Niewielkie zainteresowanie – a tym samym niewielkie wykorzystanie dostępnych pieniędzy – trzeba odnotować przy wszystkich trzech pozostałych mechanizmach pomocy, zarówno tych adresowanych do producentów z terenów ASF, jak i tych obejmujących cały kraj.
Zakup loszek lub knurów zainteresował w kraju 808 hodowców świń.
Na terenach ASF zaoferowano producentom świń możliwość refundacji zakupu jałówek lub buhaja - okazała się kusząca dla 23 wnioskujących o nią osób.
Producenci mleka z całego kraju nie byli też zainteresowani pomocą na zakup jałówek lub buhaja – wnioski złożyły 144 osoby.
Jeszcze gorzej wygląda realizacja wniosków. W całym kraju wydano decyzje dla 56 producentów mleka na zakup jałówek lub buhaja, 10 producentów z terenów ASF wnioskujących o pomoc na zakup jałówek lub buhaja, 437 decyzji na zakup loszek lub knurów przez producentów świń w kraju.
Całość ministerialnej informacji w załączniku.
Zgodnie z rozporządzeniem KE 2016/1613 z dnia 8 września 2016 r. przewidującym nadzwyczajną pomoc dostosowawczą dla producentów mleka i rolników w innych sektorach hodowlanych, zaoferowane pieniądze mogły być wykorzystane w różny sposób.

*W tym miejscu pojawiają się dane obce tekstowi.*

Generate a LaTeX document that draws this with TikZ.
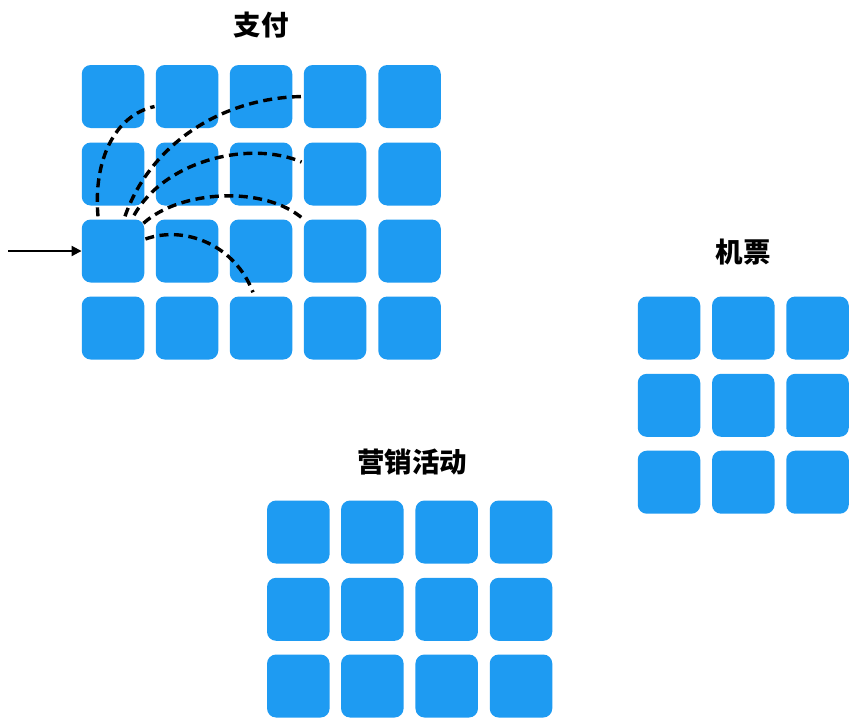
\documentclass[tikz,border=0pt]{standalone}
\usepackage{fontspec}
\newfontfamily\cjk{Noto Sans CJK SC}
\usetikzlibrary{calc,arrows.meta}
\definecolor{cellblue}{RGB}{30,155,242}
\tikzset{
  cell/.style={fill=cellblue, rounded corners=9pt, minimum width=62.5pt, minimum height=63pt, inner sep=0pt, draw=none},
  title/.style={font=\cjk\bfseries\fontsize{27.5}{30}\selectfont, inner sep=0pt},
  path dash/.style={dash pattern=on 9pt off 5.5pt, line width=3.4pt, black},
  inarrow/.style={-{Triangle[length=10pt,width=10pt]}, line width=2pt, black}
}
\begin{document}
\begin{tikzpicture}[x=1pt,y=-1pt]
\useasboundingbox[fill=white] (0,0) rectangle (850,717);
% Grid 1
\foreach \r/\y in {1/96.5,2/174,3/251,4/328}{
  \foreach \c/\x in {1/113,2/187,3/261,4/335,5/409.5}{
    \node[cell] (a\r\c) at (\x,\y) {};
  }
}
\node[title] (t1) at (261,25.5) {支付};
% Grid 2
\foreach \r/\y in {1/328,2/405.3,3/482.2}{
  \foreach \c/\x in {1/669,2/743.3,3/817.5}{
    \node[cell] (b\r\c) at (\x,\y) {};
  }
}
\node[title] (t2) at (743,252) {机票};
% Grid 3
\foreach \r/\y in {1/532,2/609.3,3/686}{
  \foreach \c/\x in {1/298.3,2/372.3,3/446.7,4/521}{
    \node[cell] (m\r\c) at (\x,\y) {};
  }
}
\node[title] (t3) at (412,462) {营销活动};
% arrow
\coordinate (src) at (8,251);
\draw[inarrow] (src) -- (a31.west);
% dashed curves
\draw[path dash] ($(a31.north)+(-15,-3)$) .. controls (93,160) and (115,115) .. ($(a12.west)+(-1,10)$);
\draw[path dash] ($(a31.north)+(12,-3)$) .. controls (148,150) and (215,98) .. ($(a14.west)+(-1,0)$);
\draw[path dash] ($(a31.north)+(21,-4)$) .. controls (165,160) and (250,140) .. ($(a24.west)+(-2,-12)$);
\draw[path dash] ($(a31.north east)+(-1,4)$) .. controls (180,190) and (265,185) .. (a34.north west);
\draw[path dash] ($(a31.east)+(1,-12)$) .. controls (185,225) and (235,245) .. ($(a43.north)+(-8,-4)$);
\end{tikzpicture}
\end{document}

„Państwa członkowskie powinny opracować środki służące wzmocnieniu stabilności gospodarczej oraz stabilizacji rynku, oparte na przynajmniej jednym z następujących działań: zamrożenie lub ograniczenie produkcji, produkcja na małą skalę, produkcja ekstensywna, produkcja przyjazna dla środowiska i klimatu, współpraca między rolnikami, poprawa jakości i wartości dodanej oraz szkolenia w zakresie metod prawidłowego zarządzania” – określa rozporządzenie.
Niestety już można powiedzieć, że Polsce się to wzmocnienie rynków nie udało.
Państwa członkowskie mogły z własnych budżetów zwiększyć o 100 proc. przyznane wsparcie.
Niestety z punktu widzenia Polski najważniejszy okazuje się zapis: „Państwa członkowskie wypłacają dodatkowe wsparcie najpóźniej do dnia 30 września 2017 r.”
Pytamy w MRiRW, co stanie się z niewykorzystanymi pieniędzmi? Dlaczego tak mało wykorzystano z tej puli? Czy fakt, że Polska nie wykorzystała tej pomocy wpływa na możliwość uzyskania kolejnego wsparcia np. na walkę z ASF?